Today on D’SIGN Screen an interview with Swedish artist Pär Strömberg based at the moment in two cities, Stockholm and Amsterdam. And working on his new exhibition, opening today the 12th of January at Charles Bank Gallery located on the Bowery in New York City. I had the chance to meet this amazing painter in Amsterdam and spoke to this passionate artist about his passion for painting and the upcoming exhibition in NYC. a Amazing artist, whose work revolves around folklore, nature and mysticism and has the incredible ability to make you gasp and wonder…!
Seeing his work in February 2011 at the exhibition in Haarlem at Galerie 37, a gallery for contemporary art, was a mystifying experience. Painted with such a passion that it can only take you straight into his work. The use of only black, white and grey tints bringing you into a world that you can’t see but you know is there.
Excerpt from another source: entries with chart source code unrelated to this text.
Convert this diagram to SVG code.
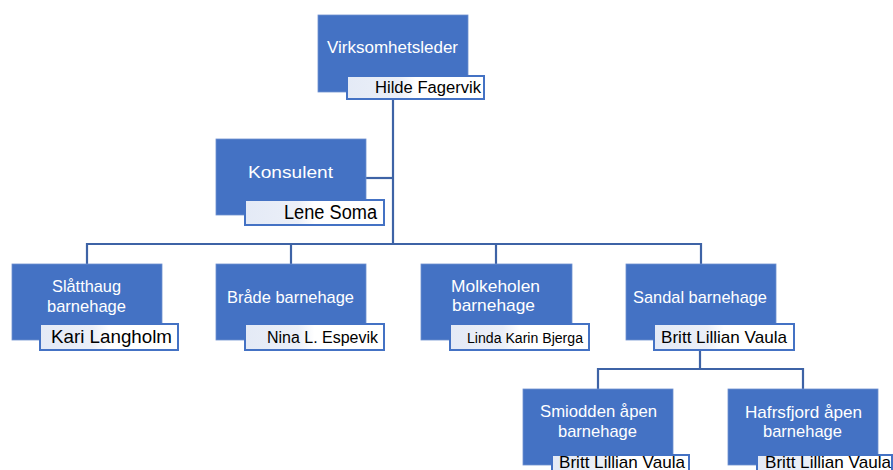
<svg xmlns="http://www.w3.org/2000/svg" width="893" height="470" viewBox="0 0 893 470">
<defs>
<linearGradient id="nb" x1="0" y1="0" x2="1" y2="0">
<stop offset="0" stop-color="#e4eaf6"/>
<stop offset="0.38" stop-color="#ebeff8"/>
<stop offset="0.5" stop-color="#ffffff"/>
<stop offset="1" stop-color="#ffffff"/>
</linearGradient>
</defs>
<style>
.box{fill:#4472c4;stroke:#6f91d0;stroke-width:0.8}
.name{fill:url(#nb);stroke:#4472c4;stroke-width:2}
.t{font-family:"Liberation Sans",Arial,sans-serif;fill:#ffffff;font-size:17px}
.n{font-family:"Liberation Sans",Arial,sans-serif;fill:#000000}
.conn{fill:none;stroke:#3e63a6;stroke-width:2.2}
</style>
<rect width="893" height="470" fill="#ffffff"/>
<g id="connectors">
<path class="conn" d="M393 99 V244"/>
<path class="conn" d="M366 178 H393"/>
<path class="conn" d="M87 264 V244 H701 V264"/>
<path class="conn" d="M291 244 V264"/>
<path class="conn" d="M496 244 V264"/>
<path class="conn" d="M700 350 V369"/>
<path class="conn" d="M598 389 V369 H803 V389"/>
</g>
<g id="virksomhetsleder">
<rect class="box" x="318" y="15" width="150" height="77"/>
<text class="t" x="327" y="53" textLength="131" lengthAdjust="spacingAndGlyphs">Virksomhetsleder</text>
<rect class="name" x="347" y="76" width="137" height="23"/>
<text class="n" x="375" y="93" font-size="16" textLength="106" lengthAdjust="spacingAndGlyphs">Hilde Fagervik</text>
</g>
<g id="konsulent">
<rect class="box" x="216" y="139" width="150" height="76"/>
<text class="t" x="248" y="178" font-size="18" textLength="85" lengthAdjust="spacingAndGlyphs">Konsulent</text>
<rect class="name" x="245" y="200" width="139" height="25"/>
<text class="n" x="284" y="219" font-size="20" textLength="93" lengthAdjust="spacingAndGlyphs">Lene Soma</text>
</g>
<g id="slatthaug">
<rect class="box" x="12" y="264" width="150" height="76"/>
<text class="t" x="52" y="292" textLength="69" lengthAdjust="spacingAndGlyphs">Slåtthaug</text>
<text class="t" x="47" y="312" textLength="79" lengthAdjust="spacingAndGlyphs">barnehage</text>
<rect class="name" x="40" y="324" width="138" height="26"/>
<text class="n" x="51" y="342.5" font-size="18.5" textLength="121" lengthAdjust="spacingAndGlyphs">Kari Langholm</text>
</g>
<g id="brade">
<rect class="box" x="216" y="264" width="150" height="76"/>
<text class="t" x="227" y="303" textLength="127" lengthAdjust="spacingAndGlyphs">Bråde barnehage</text>
<rect class="name" x="245" y="324" width="139" height="26"/>
<text class="n" x="267" y="342.5" font-size="16" textLength="111" lengthAdjust="spacingAndGlyphs">Nina L. Espevik</text>
</g>
<g id="molkeholen">
<rect class="box" x="421" y="264" width="151" height="76"/>
<text class="t" x="451" y="292" textLength="89" lengthAdjust="spacingAndGlyphs">Molkeholen</text>
<text class="t" x="452" y="311" textLength="83" lengthAdjust="spacingAndGlyphs">barnehage</text>
<rect class="name" x="450" y="324" width="139" height="26"/>
<text class="n" x="467" y="342.5" font-size="14" textLength="116" lengthAdjust="spacingAndGlyphs">Linda Karin Bjerga</text>
</g>
<g id="sandal">
<rect class="box" x="626" y="264" width="150" height="76"/>
<text class="t" x="633" y="303" textLength="134" lengthAdjust="spacingAndGlyphs">Sandal barnehage</text>
<rect class="name" x="654" y="324" width="140" height="26"/>
<text class="n" x="661" y="342.5" font-size="17" textLength="126" lengthAdjust="spacingAndGlyphs">Britt Lillian Vaula</text>
</g>
<g id="smiodden">
<rect class="box" x="523" y="389" width="150" height="76"/>
<text class="t" x="540" y="417" textLength="117" lengthAdjust="spacingAndGlyphs">Smiodden åpen</text>
<text class="t" x="558" y="437" textLength="79" lengthAdjust="spacingAndGlyphs">barnehage</text>
<rect class="name" x="552" y="455" width="137" height="26"/>
<text class="n" x="559" y="467.5" font-size="17" textLength="126" lengthAdjust="spacingAndGlyphs">Britt Lillian Vaula</text>
</g>
<g id="hafrsfjord">
<rect class="box" x="728" y="389" width="150" height="76"/>
<text class="t" x="745" y="418" textLength="117" lengthAdjust="spacingAndGlyphs">Hafrsfjord åpen</text>
<text class="t" x="763" y="437" textLength="79" lengthAdjust="spacingAndGlyphs">barnehage</text>
<rect class="name" x="757" y="455" width="135" height="26"/>
<text class="n" x="765" y="467.5" font-size="17" textLength="126" lengthAdjust="spacingAndGlyphs">Britt Lillian Vaula</text>
</g>
</svg>
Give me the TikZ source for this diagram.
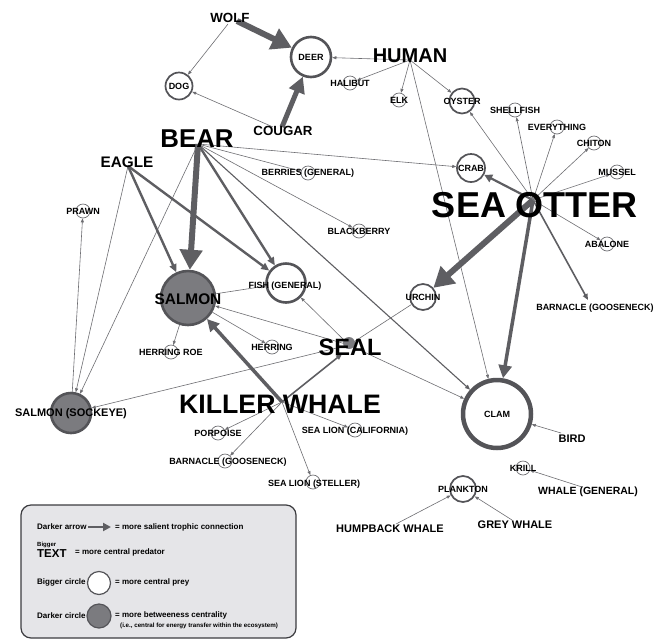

Like taking a journey in time through frozen fields, deep forests, caves, uprooted trees and starless nights with full moons. Symbolism is important part of his work. Crows as an omen of death, wandering between past, present and future. The symbolism refers to myths and legends. The new works go beyond the ambiguous play between dark and light. you could only say; Strömberg follows and creates his own path, making his own saga.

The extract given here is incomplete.